The housing market today is driven more by those with wealth than those whose wages allow them to purchase homes, he said. And since the downturn, most of the residential construction in California has been urban multi-family developments, not suburban single-family homes.
“I would not expect a renaissance of home building in this county any time soon,” Eyler said.
He noted that Santa Rosa City Council members are considering rent control and that Napa County officials are contemplating a hike in the county’s minimum wage. Should advocates of a so-called “living wage” succeed in Napa, the pressure would increase for change in Sonoma County, he said.
The county’s most likely opportunities for new jobs lie in the life sciences and service sectors, he said.
Appleton-Young agreed that San Francisco and Silicon Valley are proving a major growth engine for California. She forecast that real disposable income for the state will rise 4.5 percent next year, compared to 2.7 percent nationally.

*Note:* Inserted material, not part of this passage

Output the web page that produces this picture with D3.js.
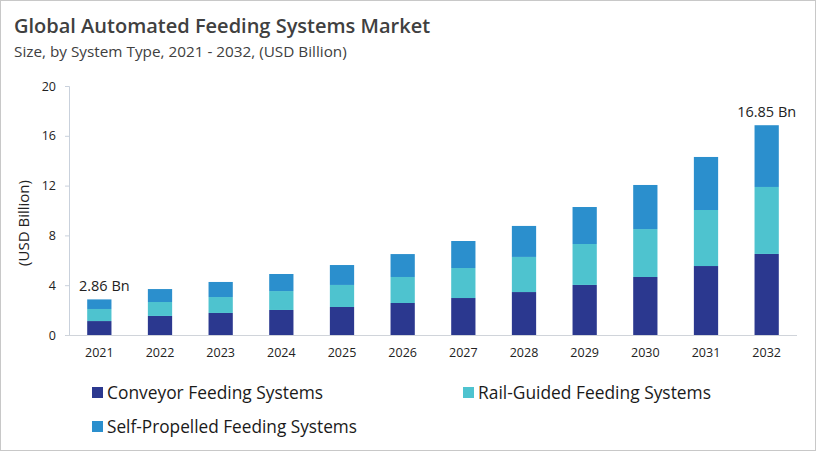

“This is the Bay Area,” she said in explaining such growth. “This is happening right below you.”
Appleton-Young called it a seller’s market in housing today. But she noted that prices flattened this summer, homes are staying on the market longer and, looking ahead, “there’s going to be a little more power on the buyers’ side.”
Real estate experts historically have said Californians typically own a home for seven years before selling. But the association’s annual survey this year found agents reporting that sellers had owned the average home for 10 years.
“That’s the highest we’ve recorded in 35 years,” Appleton-Young said.